If the image exists, InitContainer script exits with zero exit code and the main Job container image is going to be pulled and container starts.
When a Job completes, no more Pods are created, but the Pods are not deleted either.
By default, a Job will run uninterrupted unless a Pod fails (restartPolicy=Never) or a Container exits in error (restartPolicy=OnFailure), at which point the Job defers to the .spec.backoffLimit described above. Once .spec.backoffLimit has been reached the Job will be marked as failed and any running Pods will be terminated.
Another way to terminate a Job is by setting an active deadline. Do this by setting the .spec.activeDeadlineSeconds field of the Job to a number of seconds. The activeDeadlineSeconds applies to the duration of the job, no matter how many Pods are created. Once a Job reaches activeDeadlineSeconds, all of its running Pods are terminated and the Job status will become type: Failed with reason: DeadlineExceeded.
Note that a Job’s .spec.activeDeadlineSeconds takes precedence over its .spec.backoffLimit. Therefore, a Job that is retrying one or more failed Pods will not deploy additional Pods once it reaches the time limit specified by activeDeadlineSeconds, even if the backoffLimit is not yet reached.
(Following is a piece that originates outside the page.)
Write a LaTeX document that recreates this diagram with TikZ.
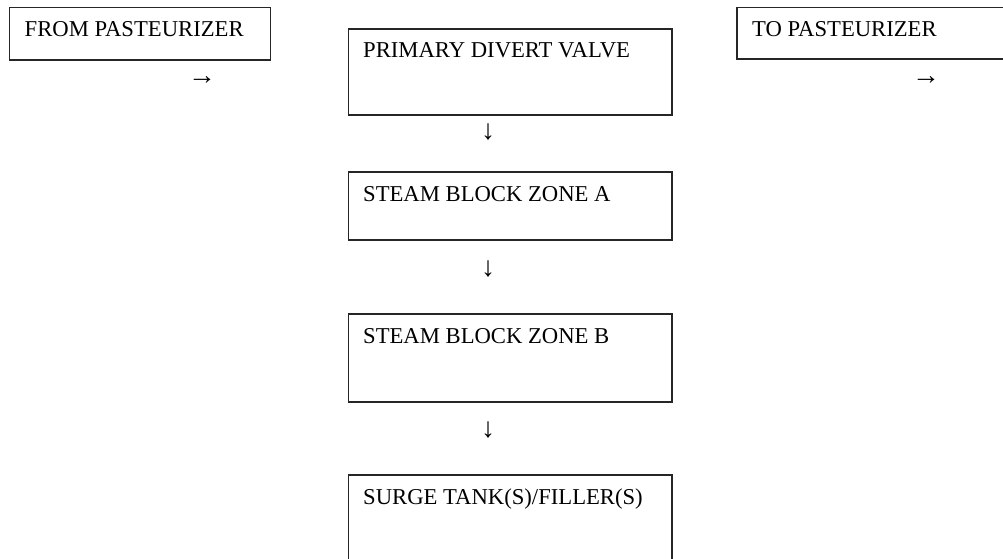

Here is more information: jobs.
You can also set-up concurrencyPolicy of cronjob to Replace and replace the currently running job with a new job.
Here is an example:
apiVersion: batch/v1beta1
kind: CronJob
metadata:
name: hello
spec:
schedule: "*/2 * * * *"
concurrencyPolicy: Replace
jobTemplate:
spec:
template:
spec:
containers:
- name: hello
image: busybox
args:
- /bin/sh
- -c
- date; echo Hello from the Kubernetes cluster && sleep 420
restartPolicy: Never
Setting Replace value for concurrencyPolicy flag means if it is time for a new job run and the previous job run hasn’t finished yet, the cron job replaces the currently running job run with a new job run.
Regardless of this solutions your problem lies in wrong images so automated deleting pods or jobs doesn't solve problem. Because if you don't change anything in definition of jobs and images your pods will still fail after creating job again.
Here is example of troubleshooting for Error: ImagePullBackOff Normal BackOff: ImagePullBackOff .
You can use failedJobsHistoryLimit for failed jobs and successfulJobsHistoryLimit for success jobs
With these two parameters, you can keep your job history clean
.spec.backoffLimit to specify the number of retries before considering a Job as failed.